The use of lasers in semiconductor fabrication

Ever-shrinking structural sizes and high integration densities characterize today's semiconductor industry.
The tools for processing semiconductor materials and dielectrics have to keep up with this development.
High-precision lasers work without contact and can be used for drilling, cutting and the ablation of thin layers.

Edge of a silicon wafer a thickness of 300 μm cut with a high average power picosecond laser of the TruMicro Series 5000. No chipping and heat affected zone can be detected.
Edge of a silicon wafer a thickness of 300 μm cut with a high average power picosecond laser of the TruMicro Series 5000. No chipping and heat affected zone can be detected.

The separation of chips on a silicon wafer with mechanical saws is increasingly difficult with wafers becoming ever thinner. The TruMicro 5250 microprocessing laser, on the other hand, separates chips in a contact-free manner and with no material loss at the edges of the cut. In Figure X, you can see the cutting of a silicon wafer. The high edge quality yields a higher resistance to breakage.

This significantly reduces production rejects, saving production costs.

As structure sizes get smaller, and integrated devices such as transistors get closer together, insulating dielectrics need to get thinner as well. These thin inter-level dielectrics cause capacitive losses proportional to their dielectric constant k. Silicon dioxide is the material that is commonly used, and has a relatively high dielectric constant of k=4. Using materials with the same thickness but a lower dielectric constant (“low-k materials”) results in higher chip performance with less power consumption compared to silicon oxide.
The low-k materials are typically more brittle and have a lower adhesion than silicon
dioxide. For the wafer dicing process, this increases the risk of chipping and delamination
of the low-k layers when using a blade saw. Using ultrashort pulsed lasers permits high speed and high quality scribing of these low-k layers without the drawbacks of a mechanical treatment. This low-k scribing can either be combined with a subsequent full laser wafer cut or with dicing by blade saw.
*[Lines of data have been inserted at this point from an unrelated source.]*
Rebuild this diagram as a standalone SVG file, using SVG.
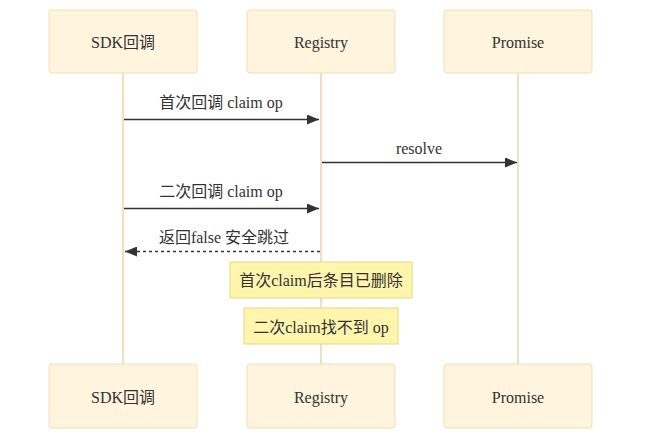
<svg xmlns="http://www.w3.org/2000/svg" width="650" height="445" viewBox="0 0 650 445">
<style>
text{font-family:"Liberation Serif","Noto Sans CJK SC",serif;font-size:16px;fill:#333;text-anchor:middle}
.actor{fill:#fff4dd;stroke:#f2dfb5;stroke-width:1}
.life{stroke:#f0e0c0;stroke-width:2}
.msg{stroke:#333;stroke-width:1.5;fill:none}
.dash{stroke-dasharray:3,3}
.note{fill:#fff5ad;stroke:#e6d97f;stroke-width:1}
</style>
<defs>
<marker id="ah" viewBox="0 0 12 10" refX="12" refY="5" markerWidth="12" markerHeight="10" markerUnits="userSpaceOnUse" orient="auto-start-reverse">
<path d="M0,0 L12,5 L0,10 z" fill="#333"/>
</marker>
</defs>
<g id="lifelines">
<line class="life" x1="123" y1="73" x2="123" y2="364"/>
<line class="life" x1="321" y1="73" x2="321" y2="364"/>
<line class="life" x1="518" y1="73" x2="518" y2="364"/>
</g>
<g id="sdk-top"><rect class="actor" x="49" y="10" width="148" height="63" rx="3"/><text x="123" y="48">SDK回调</text></g>
<g id="registry-top"><rect class="actor" x="247" y="10" width="148" height="63" rx="3"/><text x="321" y="48">Registry</text></g>
<g id="promise-top"><rect class="actor" x="444" y="10" width="148" height="63" rx="3"/><text x="518" y="48">Promise</text></g>
<g id="sdk-bottom"><rect class="actor" x="49" y="364" width="148" height="64" rx="3"/><text x="123" y="403">SDK回调</text></g>
<g id="registry-bottom"><rect class="actor" x="247" y="364" width="148" height="64" rx="3"/><text x="321" y="403">Registry</text></g>
<g id="promise-bottom"><rect class="actor" x="444" y="364" width="148" height="64" rx="3"/><text x="518" y="403">Promise</text></g>
<g id="connectors">
<line class="msg" x1="124" y1="119.5" x2="319" y2="119.5" marker-end="url(#ah)"/>
<text x="221" y="108">首次回调 claim op</text>
<line class="msg" x1="322" y1="162.5" x2="517" y2="162.5" marker-end="url(#ah)"/>
<text x="419" y="154">resolve</text>
<line class="msg" x1="124" y1="208.5" x2="319" y2="208.5" marker-end="url(#ah)"/>
<text x="221" y="197">二次回调 claim op</text>
<line class="msg dash" x1="320" y1="251.5" x2="125" y2="251.5" marker-end="url(#ah)"/>
<text x="224" y="243">返回false 安全跳过</text>
</g>
<g id="note1"><rect class="note" x="230" y="262" width="182" height="36"/><text x="321" y="286">首次claim后条目已删除</text></g>
<g id="note2"><rect class="note" x="244" y="308" width="154" height="36"/><text x="321" y="333">二次claim找不到 op</text></g>
</svg>
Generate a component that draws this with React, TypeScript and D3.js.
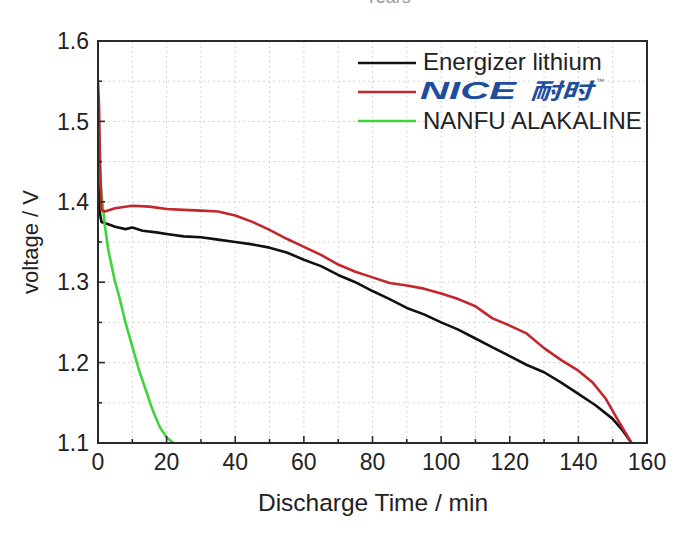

The latest trends in packaging try to accommodate Moore's Law by going in the z direction.
This expansion means stacking two or more dies to reach higher performance per chip area. One way to connect two or more dies is by making short, direct connections through the silicon substrate of each die. For this purpose, blind holes, reffered to as "Through Silicon Vias" (TSVs), are drilled into the silicon. The use of the TruMicro Series 5000 allows the production of TSVs with no heat-affected zone. For these lasers, only a combination of sufficiently high pulse energy combined with a high pulse repetition rate on the order of 200 to 500 Kilohertz results in high throughput.